● WHAT NEEDS TO BE DONE: Report all lines holding "script".

● INPUT MATERIAL:
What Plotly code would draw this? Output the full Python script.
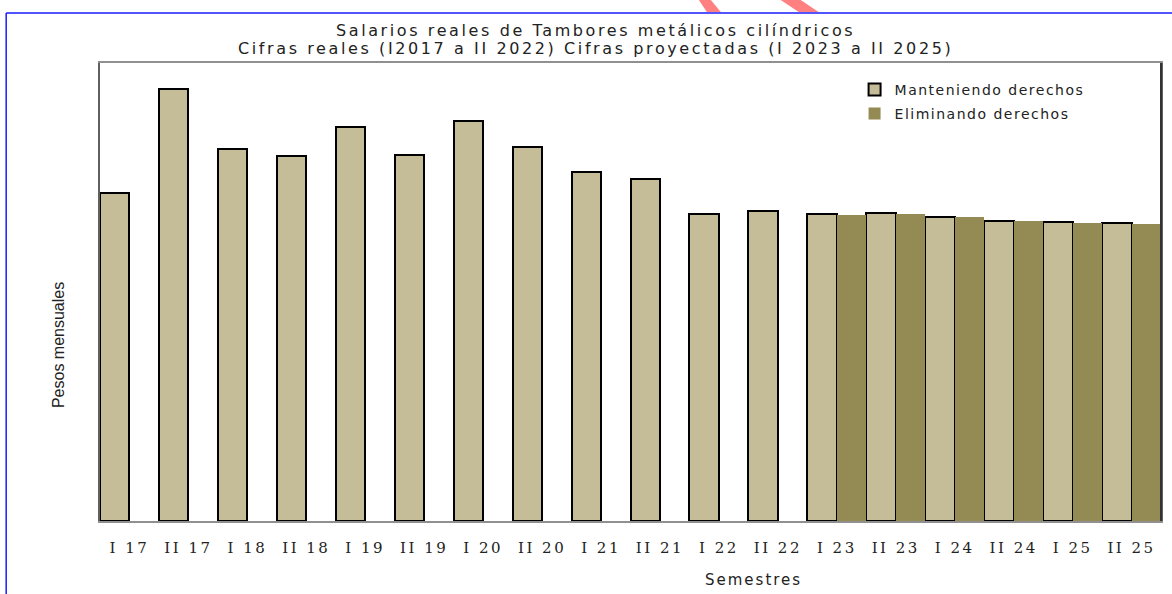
* * *
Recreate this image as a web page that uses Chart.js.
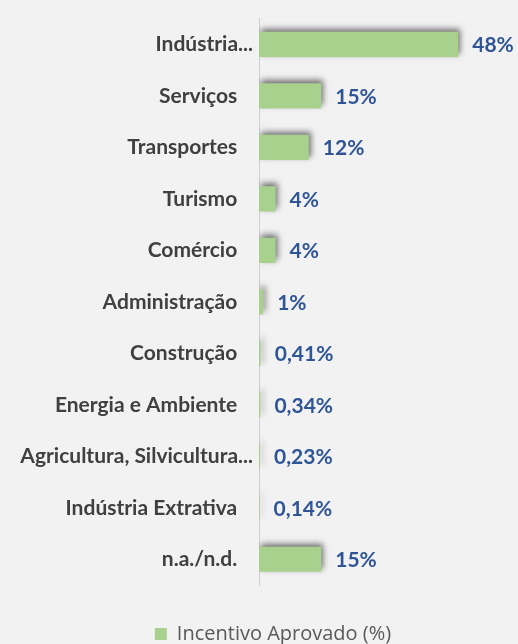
...
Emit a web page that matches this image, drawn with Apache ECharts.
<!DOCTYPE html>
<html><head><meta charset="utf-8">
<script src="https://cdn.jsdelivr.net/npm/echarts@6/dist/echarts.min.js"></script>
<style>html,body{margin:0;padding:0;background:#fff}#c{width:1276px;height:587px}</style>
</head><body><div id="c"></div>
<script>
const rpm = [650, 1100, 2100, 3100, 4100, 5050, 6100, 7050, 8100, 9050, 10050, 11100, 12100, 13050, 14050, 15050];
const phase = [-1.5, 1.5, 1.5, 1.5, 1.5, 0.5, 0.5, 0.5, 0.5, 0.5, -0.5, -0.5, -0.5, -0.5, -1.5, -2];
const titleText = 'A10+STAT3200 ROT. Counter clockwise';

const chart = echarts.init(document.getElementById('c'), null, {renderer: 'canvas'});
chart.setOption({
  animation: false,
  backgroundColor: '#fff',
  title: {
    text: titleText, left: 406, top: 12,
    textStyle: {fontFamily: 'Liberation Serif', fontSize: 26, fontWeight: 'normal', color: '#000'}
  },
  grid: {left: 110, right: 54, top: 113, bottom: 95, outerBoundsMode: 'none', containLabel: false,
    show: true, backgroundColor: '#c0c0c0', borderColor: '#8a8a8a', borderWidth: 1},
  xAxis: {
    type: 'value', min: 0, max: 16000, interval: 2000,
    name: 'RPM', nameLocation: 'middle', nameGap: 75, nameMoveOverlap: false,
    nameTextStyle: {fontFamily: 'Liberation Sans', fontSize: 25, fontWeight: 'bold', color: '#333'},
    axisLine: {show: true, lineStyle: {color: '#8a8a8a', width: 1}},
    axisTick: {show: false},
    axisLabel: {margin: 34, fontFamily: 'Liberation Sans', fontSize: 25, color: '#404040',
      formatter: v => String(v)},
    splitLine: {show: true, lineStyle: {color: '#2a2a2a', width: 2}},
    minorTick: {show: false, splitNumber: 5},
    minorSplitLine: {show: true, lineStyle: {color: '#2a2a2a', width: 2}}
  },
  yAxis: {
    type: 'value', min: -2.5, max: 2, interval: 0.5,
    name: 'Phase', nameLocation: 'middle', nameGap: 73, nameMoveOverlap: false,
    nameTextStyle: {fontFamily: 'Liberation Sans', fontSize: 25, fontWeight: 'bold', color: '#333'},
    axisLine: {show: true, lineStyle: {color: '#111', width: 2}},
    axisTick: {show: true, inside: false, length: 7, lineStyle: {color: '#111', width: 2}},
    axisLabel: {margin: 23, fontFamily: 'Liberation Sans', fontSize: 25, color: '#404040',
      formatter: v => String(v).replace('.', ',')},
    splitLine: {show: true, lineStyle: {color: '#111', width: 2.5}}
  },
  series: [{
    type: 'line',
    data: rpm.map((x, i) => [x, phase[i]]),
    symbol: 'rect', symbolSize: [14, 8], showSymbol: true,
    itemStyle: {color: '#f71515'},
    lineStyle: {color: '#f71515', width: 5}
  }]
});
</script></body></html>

● FINISHED ANSWER:
What Plotly code would draw this? Output the full Python script.
<script src="https://cdn.jsdelivr.net/npm/echarts@6/dist/echarts.min.js"></script>
<script>
</script></body></html>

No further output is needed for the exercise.